Pracodawcy otrzymają łącznie zwrot kosztów wynagrodzenia i składek niepełnosprawnego pracownika.
Od 1 stycznia 2009 r. pracodawcy, którzy zatrudniają niepełnosprawnych i pobierają z tego tytułu dofinansowania do ich wynagrodzeń, nie będą już musieli co roku rozliczać się z uzyskanej pomocy. Państwowy Fundusz Rehabilitacji Osób Niepełnosprawnych zwróci im do 75 proc. kosztów płacy (wynagrodzenia i składek ZUS) takich pracowników. Tak wynika z rządowego projektu nowelizacji ustawy z 27 sierpnia 1997 r. o rehabilitacji zawodowej i społecznej oraz zatrudnianiu osób niepełnosprawnych. W Sejmie odbyło się już jego pierwsze czytanie. Teraz prace nad projektem będą kontynuowane w powołanej w tym celu podkomisji.

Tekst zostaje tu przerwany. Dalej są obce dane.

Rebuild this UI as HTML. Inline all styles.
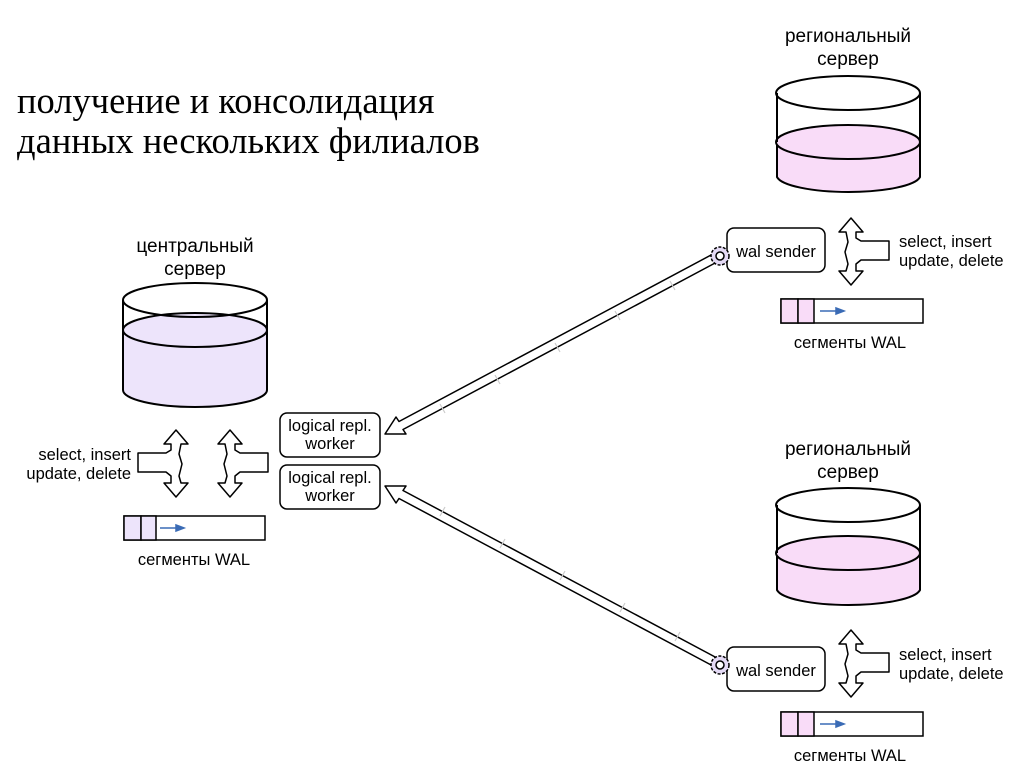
<!DOCTYPE html>
<html><head><meta charset="utf-8"><style>
html,body{margin:0;padding:0;background:#fff;}
svg{display:block;}
text{font-family:"Liberation Sans",sans-serif;font-size:16.5px;fill:#000;}
.t{font-family:"Liberation Serif",serif;font-size:36.5px;}
.h{font-size:19px;}
</style></head><body>
<svg width="1030" height="783" viewBox="0 0 1030 783">
<defs>
<g id="arr">
<polygon points="0,0 12,14 5,14 5,20 10,23 38,23 38,42 10,42 5,46 5,53 12,53 0,67 -12,53 -5,53 -3,46 -6,34 -3,24 -5,14 -12,14" fill="#fff" stroke="#000" stroke-width="1.5" stroke-linejoin="round"/>
</g>
</defs>
<text class="t" x="17" y="113">получение и консолидация</text>
<text class="t" x="17" y="153">данных нескольких филиалов</text>

<path d="M123,330 L123,390 A72,17 0 0 0 267,390 L267,330 Z" fill="#ede4fb" stroke="#000" stroke-width="2"/>
<ellipse cx="195" cy="330" rx="72" ry="17" fill="#ede4fb" stroke="#000" stroke-width="2"/>
<path d="M123,300 L123,330 M267,300 L267,330" stroke="#000" stroke-width="2"/>
<ellipse cx="195" cy="300" rx="72" ry="17" fill="none" stroke="#000" stroke-width="2"/>
<text class="h" x="195" y="252" text-anchor="middle">центральный</text>
<text class="h" x="195" y="275" text-anchor="middle">сервер</text>

<path d="M777,142 L777,177 A72,17 0 0 0 920,177 L920,142 Z" fill="#f9dcf8" stroke="#000" stroke-width="2"/>
<ellipse cx="848" cy="142" rx="72" ry="17" fill="#f9dcf8" stroke="#000" stroke-width="2"/>
<path d="M777,93 L777,142 M920,93 L920,142" stroke="#000" stroke-width="2"/>
<ellipse cx="848" cy="93" rx="72" ry="17" fill="none" stroke="#000" stroke-width="2"/>
<text class="h" x="848" y="42" text-anchor="middle">региональный</text>
<text class="h" x="848" y="65" text-anchor="middle">сервер</text>

<path d="M777,553 L777,590 A72,17 0 0 0 920,590 L920,553 Z" fill="#f9dcf8" stroke="#000" stroke-width="2"/>
<ellipse cx="848" cy="553" rx="72" ry="17" fill="#f9dcf8" stroke="#000" stroke-width="2"/>
<path d="M777,505 L777,553 M920,505 L920,553" stroke="#000" stroke-width="2"/>
<ellipse cx="848" cy="505" rx="72" ry="17" fill="none" stroke="#000" stroke-width="2"/>
<text class="h" x="848" y="455" text-anchor="middle">региональный</text>
<text class="h" x="848" y="478" text-anchor="middle">сервер</text>

<use href="#arr" transform="translate(176,430) scale(-1,1)"/>
<use href="#arr" transform="translate(230,430)"/>
<use href="#arr" transform="translate(851,218)"/>
<use href="#arr" transform="translate(851,630)"/>
<text x="131" y="460" text-anchor="end">select, insert</text>
<text x="131" y="479" text-anchor="end">update, delete</text>
<text x="899" y="247">select, insert</text>
<text x="899" y="266">update, delete</text>
<text x="899" y="660">select, insert</text>
<text x="899" y="679">update, delete</text>

<g stroke="#000" stroke-width="1.5">
<rect x="124" y="516" width="141" height="24" fill="#fff"/>
<rect x="124" y="516" width="17" height="24" fill="#ede4fb"/>
<rect x="141" y="516" width="15" height="24" fill="#ede4fb"/>
<rect x="781" y="299" width="142" height="24" fill="#fff"/>
<rect x="781" y="299" width="17" height="24" fill="#f9dcf8"/>
<rect x="798" y="299" width="16" height="24" fill="#f9dcf8"/>
<rect x="781" y="712" width="142" height="24" fill="#fff"/>
<rect x="781" y="712" width="17" height="24" fill="#f9dcf8"/>
<rect x="798" y="712" width="16" height="24" fill="#f9dcf8"/>
</g>
<g stroke="#3a6bb5" stroke-width="1.5" fill="#3a6bb5">
<line x1="160" y1="528" x2="180" y2="528"/><polygon points="184,528 176,525 176,531"/>
<line x1="820" y1="311" x2="840" y2="311"/><polygon points="844,311 836,308 836,314"/>
<line x1="820" y1="724" x2="840" y2="724"/><polygon points="844,724 836,721 836,727"/>
</g>
<text x="194" y="565" text-anchor="middle">сегменты WAL</text>
<text x="850" y="348" text-anchor="middle">сегменты WAL</text>
<text x="850" y="761" text-anchor="middle">сегменты WAL</text>

<g fill="#fff" stroke="#000" stroke-width="1.5" stroke-linejoin="round">
<polygon points="717,262 403,429.5 406,434 385,434 396,417 399,421.5 713,254"/>
<polygon points="717,658 403,490.5 406,486 385,486 396,503 399,498.5 713,666"/>
</g>
<g stroke="#ccc" stroke-width="1.2">
<line x1="440" y1="404" x2="445" y2="413"/><line x1="495" y1="375" x2="500" y2="384"/><line x1="555" y1="343" x2="560" y2="352"/><line x1="615" y1="311" x2="620" y2="320"/><line x1="670" y1="281" x2="675" y2="290"/>
<line x1="440" y1="516" x2="445" y2="507"/><line x1="500" y1="548" x2="505" y2="539"/><line x1="560" y1="580" x2="565" y2="571"/><line x1="620" y1="612" x2="625" y2="603"/><line x1="675" y1="641" x2="680" y2="632"/>
</g>

<g fill="#fff" stroke="#000" stroke-width="1.5">
<rect x="280" y="413" width="100" height="44" rx="7"/>
<rect x="280" y="465" width="100" height="44" rx="7"/>
<rect x="727" y="228" width="98" height="44" rx="7"/>
<rect x="727" y="647" width="98" height="44" rx="7"/>
</g>
<text x="330" y="431" text-anchor="middle">logical repl.</text>
<text x="330" y="449" text-anchor="middle">worker</text>
<text x="330" y="483" text-anchor="middle">logical repl.</text>
<text x="330" y="501" text-anchor="middle">worker</text>
<text x="776" y="257" text-anchor="middle">wal sender</text>
<text x="776" y="676" text-anchor="middle">wal sender</text>

<g stroke="#000" stroke-width="1.5">
<circle cx="720" cy="256" r="9" fill="#e4daf5" stroke-dasharray="3 1.5"/>
<circle cx="720" cy="256" r="4" fill="#fff"/>
<circle cx="720" cy="665" r="9" fill="#e4daf5" stroke-dasharray="3 1.5"/>
<circle cx="720" cy="665" r="4" fill="#fff"/>
</g>
</svg>
</body></html>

Ma on dostosować polskie przepisy do uchwalonego w ubiegłym miesiącu rozporządzenia KE w sprawie tzw. wyłączeń blokowych.
Posłowie zwrócili uwagę na krótki termin, w jakim należy uchwalić ustawę (mają one wejść w życie już od 1 stycznia 2009 r.).
Jarosław Duda, pełnomocnik rządu ds. osób niepełnosprawnych, zapewnił, że będzie zabiegał o to, aby Komisja Europejska wydłużyła okres, w którym Polska będzie musiała dostosować nowe przepisy do prawa unijnego.
- Musimy jednak też przygotować zmiany, które byłyby zgodne z prawem unijnym, a jednocześnie mogłyby wejść w życie od 1 stycznia - mówi pełnomocnik rządu.
Podkreśla, że w razie fiaska negocjacji z Brukselą i braku nowych przepisów krajowych, pracodawcy, którzy po 1 stycznia 2009 r. pobieraliby pomoc na zatrudnienie niepełnosprawnych na obecnie obowiązujących zasadach, musieliby się liczyć z koniecznością zwrotu takich pieniędzy. KE mogłaby bowiem uznać, że jest to nieuzasadniona pomoc państwa.